I’m only six months late in reviewing this concert…but with good reason. I’ve been looking for the download of this show since I went and I finally broke down and downloaded two different software packages to make it downloadable and listenable. It was a task, but it was worth it.
Wilco made their long-awaited return to Birmingham in April after 4 long years. I was particularly excited for this show since it had been a really long time since I’d seen Wilco and they were playing at Sloss Furnaces, an old Iron Ore processing plant converted into a park and national monument. Pretty cool venue to see them in, as the concert section was in an open-air but covered huge hall. The gently sloping floor ensured that everyone packed into the place was afforded a great view and the fairly low roof provided good acoustics.

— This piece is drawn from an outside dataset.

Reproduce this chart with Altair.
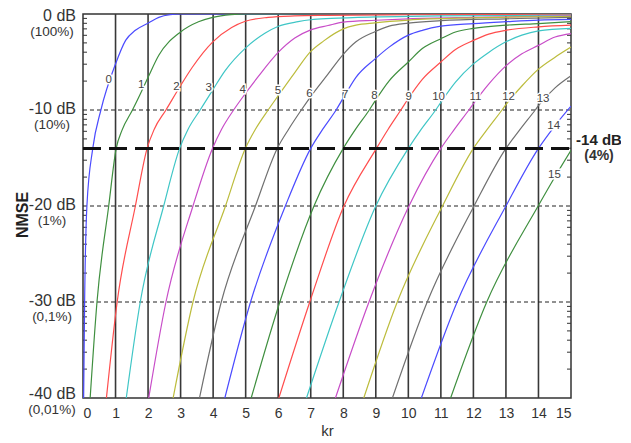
import altair as alt
import pandas as pd
import math

# ---- data: (kr, NMSE in dB) per truncation order N ----
curve_0 = [(0.02, -40), (0.05, -30), (0.12, -20), (0.3, -14), (0.55, -10), (1.0, -5.2), (1.31, -2.75),
           (1.61, -1.7), (2.02, -0.92), (2.33, -0.35), (2.68, -0.07), (3.0, 0.0), (15, 0.0)]
curve_1 = [(0.22, -40), (0.43, -30), (0.79, -20), (1.02, -14), (1.2, -12.1), (1.52, -10), (1.75, -8.4),
           (2.0, -6.6), (2.33, -4.3), (3.0, -1.87), (3.55, -0.81), (3.99, -0.35), (4.55, -0.07),
           (5.0, 0.0), (15, 0.0)]
curve_2 = [(0.72, -40), (1.05, -30), (1.61, -20), (1.97, -14), (2.19, -12), (2.55, -10), (3.01, -7.4),
           (3.35, -5.6), (3.99, -2.9), (4.57, -1.4), (4.99, -0.75), (5.69, -0.35), (6.5, -0.2),
           (7.5, -0.14), (10, -0.08), (15, -0.03)]
curve_3 = [(1.33, -40), (1.76, -30), (2.48, -20), (2.97, -14), (3.23, -12), (3.6, -10), (3.99, -7.9),
           (4.37, -5.9), (5.01, -3.5), (5.59, -2.0), (5.99, -1.3), (6.61, -0.8), (7.0, -0.6),
           (7.63, -0.46), (9, -0.3), (11, -0.2), (15, -0.12)]
curve_4 = [(2.02, -40), (2.55, -30), (3.38, -20), (3.98, -14), (4.26, -12), (4.63, -10), (5.01, -8.2),
           (5.39, -6.5), (6.0, -4.0), (6.51, -2.5), (7.0, -1.65), (7.53, -1.2), (8, -0.85), (9, -0.65),
           (10, -0.5), (12, -0.35), (15, -0.2)]
curve_5 = [(2.77, -40), (3.38, -30), (4.38, -20), (4.99, -14), (5.3, -12), (5.69, -10), (5.99, -8.56),
           (6.51, -6.1), (7.0, -3.9), (7.4, -2.8), (8.0, -1.55), (8.39, -1.16), (8.97, -0.92),
           (10, -0.63), (12, -0.4), (15, -0.25)]
curve_6 = [(3.58, -40), (4.25, -30), (5.3, -20), (5.97, -14), (6.32, -12), (6.71, -10), (7.0, -8.6),
           (7.5, -6.4), (8.0, -4.2), (8.39, -2.9), (8.97, -1.85), (9.41, -1.27), (10, -0.95),
           (11, -0.7), (13, -0.5), (15, -0.35)]
curve_7 = [(4.36, -40), (5.15, -30), (6.22, -20), (7.0, -14), (7.37, -12), (7.78, -10), (8.06, -8.4),
           (8.39, -6.6), (8.97, -4.7), (9.41, -3.45), (10, -2.2), (10.43, -1.7), (11, -1.27), (12, -1.0),
           (13, -0.8), (14, -0.63), (15, -0.56)]
curve_8 = [(5.17, -40), (6.05, -30), (7.1, -20), (8.0, -14), (8.38, -12), (8.8, -10), (8.97, -9.1),
           (9.41, -6.97), (10, -5.0), (10.43, -3.6), (11, -2.57), (11.45, -1.87), (12, -1.5), (13, -1.16),
           (14, -1.0), (15, -0.8)]
curve_9 = [(6.02, -40), (6.97, -30), (8.02, -20), (9.02, -14), (9.38, -12), (9.77, -10), (10, -8.8),
           (10.43, -6.8), (11, -5.0), (11.45, -3.7), (12, -2.75), (12.47, -2.1), (13, -1.7), (14, -1.34),
           (15, -1.16)]
curve_10 = [(6.87, -40), (7.87, -30), (9.0, -20), (10.0, -14), (10.4, -12), (10.84, -10), (11, -9.2),
            (11.45, -7.1), (12, -5.2), (12.47, -4.0), (13, -2.9), (13.49, -2.2), (14, -1.76), (15, -1.5)]
curve_11 = [(7.76, -40), (8.79, -30), (10.02, -20), (11.0, -14), (11.42, -12), (11.86, -10), (12, -9.35),
            (12.47, -7.3), (13, -5.4), (13.49, -4.15), (14, -3.27), (14.51, -2.4), (15, -2.04)]
curve_12 = [(8.63, -40), (9.66, -30), (11.05, -20), (12.0, -14), (12.43, -12), (12.88, -10), (13, -9.45),
            (13.49, -7.5), (14, -5.74), (14.51, -4.5), (15, -3.45)]
curve_13 = [(9.51, -40), (10.58, -30), (12.02, -20), (13.0, -14), (13.44, -12), (13.9, -10), (14, -9.55),
            (14.51, -7.7), (15, -6.44)]
curve_14 = [(10.4, -40), (11.5, -30), (13.0, -20), (14.0, -14), (14.47, -11.8), (15, -9.6)]
curve_15 = [(11.3, -40), (12.41, -30), (13.99, -20), (14.5, -17.0), (15, -14.2)]

curves = [curve_0, curve_1, curve_2, curve_3, curve_4, curve_5, curve_6, curve_7,
          curve_8, curve_9, curve_10, curve_11, curve_12, curve_13, curve_14, curve_15]

# curve number labels
label_text = [str(i) for i in range(16)]
label_kr = [0.79, 1.79, 2.87, 3.86, 4.91, 5.99, 6.96, 8.06, 8.96, 10.01, 10.93, 12.06, 13.08, 14.14, 14.47, 14.49]
label_db = [-6.85, -7.44, -7.61, -7.72, -7.9, -8.0, -8.35, -8.48, -8.58, -8.69, -8.69, -8.69, -8.69, -8.83, -11.68, -16.72]

# axis text
x_ticks = list(range(16))
y_ticks = [0, -10, -20, -30, -40]
y_db_text = ["0 dB", "-10 dB", "-20 dB", "-30 dB", "-40 dB"]
y_pct = ["(100%)", "(10%)", "(1%)", "(0,1%)", "(0,01%)"]
grid_kr = list(range(1, 15))
dashed_db = [-10, -20, -30]
limit_db = [-14]

palette = ["#4b4bff", "#3f8f3f", "#ff4d4d", "#3fc6c6", "#c84dc8", "#bcbc3c", "#707070"]

W, H = 488, 384
FONT = "Liberation Sans"

rows = []
for n, pts in enumerate(curves):
    for i, (k, d) in enumerate(pts):
        rows.append({"n": n, "i": i, "kr": k, "db": d})
df = pd.DataFrame(rows)

xs = alt.Scale(domain=[0, 15], nice=False, zero=False)
ys = alt.Scale(domain=[-40, 0], nice=False, zero=False)

X = alt.X("kr:Q", scale=xs, axis=alt.Axis(values=x_ticks, ticks=False, domain=False, grid=False,
                                        labelFontSize=14, labelColor="#333", labelPadding=8,
                                        title="kr", titleFontSize=15, titleFontWeight="normal",
                                        titleColor="#333", titlePadding=3))
Y = alt.Y("db:Q", scale=ys, axis=None)

# minor (logarithmic) ticks inside the left/right frame
minor = []
for top in [0, -10, -20, -30]:
    for k in range(2, 10):
        minor.append(top - 10 + 10 * math.log10(k))
minor_df = pd.DataFrame({"db": minor})

grid = alt.Chart(pd.DataFrame({"kr": grid_kr})).mark_rule(color="#383838", strokeWidth=1.6).encode(
    x=X, y=alt.value(0), y2=alt.value(H))

hdash = alt.Chart(pd.DataFrame({"db": dashed_db})).mark_rule(
    color="#222", strokeWidth=1, strokeDash=[4, 3]).encode(y=Y, x=alt.value(0), x2=alt.value(W))

ticks_l = alt.Chart(minor_df).mark_rule(color="#333", strokeWidth=1).encode(
    y=Y, x=alt.value(0), x2=alt.value(4))
ticks_r = alt.Chart(minor_df).mark_rule(color="#333", strokeWidth=1).encode(
    y=Y, x=alt.value(W - 4), x2=alt.value(W))

lines = alt.Chart(df).mark_line(clip=True, strokeWidth=1.2, interpolate="monotone").encode(
    x=X, y=Y,
    color=alt.Color("n:N", scale=alt.Scale(domain=list(range(16)),
                                           range=[palette[i % 7] for i in range(16)]), legend=None),
    order="i:Q")

limit = alt.Chart(pd.DataFrame({"db": limit_db})).mark_rule(
    color="#111", strokeWidth=3, strokeDash=[18, 8]).encode(y=Y, x=alt.value(0), x2=alt.value(W))

lab_df = pd.DataFrame({"kr": label_kr, "db": label_db, "t": label_text})
halo = alt.Chart(lab_df).mark_text(font=FONT, fontSize=11.5, color="white", stroke="white",
                                   strokeWidth=3).encode(x=X, y=Y, text="t:N")
labs = alt.Chart(lab_df).mark_text(font=FONT, fontSize=11.5, color="#444").encode(x=X, y=Y, text="t:N")

ylab_df = pd.DataFrame({"db": y_ticks, "t": y_db_text, "p": y_pct})


def y_labels(sel, dy):
    sub = ylab_df.iloc[sel]
    a = alt.Chart(sub).mark_text(font=FONT, fontSize=16, color="#333", align="right",
                                 baseline="middle", dy=dy).encode(y=Y, x=alt.value(-7), text="t:N")
    b = alt.Chart(sub).mark_text(font=FONT, fontSize=13.5, color="#333", align="center",
                                 baseline="middle", dy=dy + 16).encode(y=Y, x=alt.value(-31), text="p:N")
    return [a, b]


ylayers = y_labels([0], 2) + y_labels([1, 2, 3], -1) + y_labels([4], -4)

nmse = alt.Chart(pd.DataFrame({"t": ["NMSE"]})).mark_text(
    font=FONT, fontSize=16, fontWeight="bold", color="#222", angle=270).encode(
    x=alt.value(-60), y=alt.value(201), text="t:N")

r14a = alt.Chart(pd.DataFrame({"db": limit_db, "t": ["-14 dB"]})).mark_text(
    font=FONT, fontSize=15, fontWeight="bold", color="#222", dy=-8).encode(
    y=Y, x=alt.value(W + 28), text="t:N")
r14b = alt.Chart(pd.DataFrame({"db": limit_db, "t": ["(4%)"]})).mark_text(
    font=FONT, fontSize=14, fontWeight="bold", color="#333", dy=8).encode(
    y=Y, x=alt.value(W + 28), text="t:N")

chart = alt.layer(grid, hdash, ticks_l, ticks_r, lines, limit, halo, labs, *ylayers, nmse, r14a, r14b).properties(
    width=W, height=H,
    autosize=alt.AutoSizeParams(type="none"),
    padding={"left": 75, "top": 6, "right": 50, "bottom": 45},
).configure_view(stroke="#333", strokeWidth=1.5).configure_axis(labelFont=FONT, titleFont=FONT)

chart.save("out.html", embed_options={"renderer": "svg", "actions": False})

Wilco came out and started their set with the song Misunderstood. From there they moved rapidly, with almost no space between songs to Company In My Back, You Are My Face, I Am Trying To Break Your Heart, Kamera, Ashes of An American Flag, and At Least That’s What You Said. This set the tone for the entire show. They showcased music from their extensive back catalog, drawing from all of their previous albums for the night’s setlist. Musically, the band was fantastic and tight. They had a full and rich sound that moved together from rhythmic and uptempo to moody and experimental. Nels Cline, lead guitarist, and his extensive skills were on full display in numerous solos throughout the night and they were always greeted with raucous cheering.
Jeff Tweedy, the lead singer, offered his first greeting only after the seventh song, something that struck me as odd. He made a terrible joke about Birmingham
people being called Birminghamsters (which he apologized for later in the set and explained that he’d been in a slump with regards to talking to audiences) and made reference to the fact that the last time they were here they won a Grammy that night. He then introduced the song Hotel Arizona by saying that it was requested a lot on their website but that they rarely played it.
After Shot In The Arm, Tweedy experimented with a new look, putting on a hat and almost starting the song, then taking it off. He then launched into Jesus, Etc and finished that song by talking about the supposed haunting of Sloss. Some of the crew had drawn PacMan ghosts on towels and were waving them around, which added to the levity of the moment.
Later in the set, Tweedy again mentioned the requests on the website, but made fun of people texting/Twittering them during shows and how they might reach a place where people will request mid-concert. (My personal pet peeve at any show is people on their phones Twittering about how good the show is. If it is that good, then soak it in and enjoy it and stop Twittering about it…)
But the best moment of the entire show came during Handshake Drugs. A huge train came roaring by the venue and laid on it’s whistle, causing the entire band to stop and look together, along with the crowd going nuts. It was a surreal moment that came together so well it almost seemed scripted, but the surprised looks on the band’s faces told another story. They paused, looked around, and wordlessly resumed the song. This is clearly a band that is comfortable with one another.
The first set ended with the rowdy number Spiders (Kidsmoke) and after extended cheering the band came out for an encore. They played five more songs, ending with I’m The Man Who Loves You, which starts with an extended period of guitar feedback, during which the entire band (all seven of them) stood up on some sort of an amp or speaker or something, each holding their note for a moment until the entire band peaked and came crashing down towards the song, playing with full gusto.
They went off stage for a moment, and then came back for a second encore, the highlight of which was the song Hoodoo Voodoo, a jangling alt-country-rock number that was augmented by the presence of a shirtless crew member sporting a gnarly mustache, tight jeans, a cowbell, and dance moves that seemed to defy the logic of human motion. He danced all over the entire stage, shaking what his momma gave him and causing no small amount of cheering among the crowd and laughter amongst the band.
All in all, it was a great show by a band that is only getting better as they age, mature, and grow more secure in themselves. Their extensive use of their back catalog was an unexpected yet pleasant surprise. I would have loved to see some new stuff, as their album came out a month later, but that is my only regret. That, and the fact that Kristen had to go to California at the last minute and was not able to attend with me. I did buy her a t-shirt though.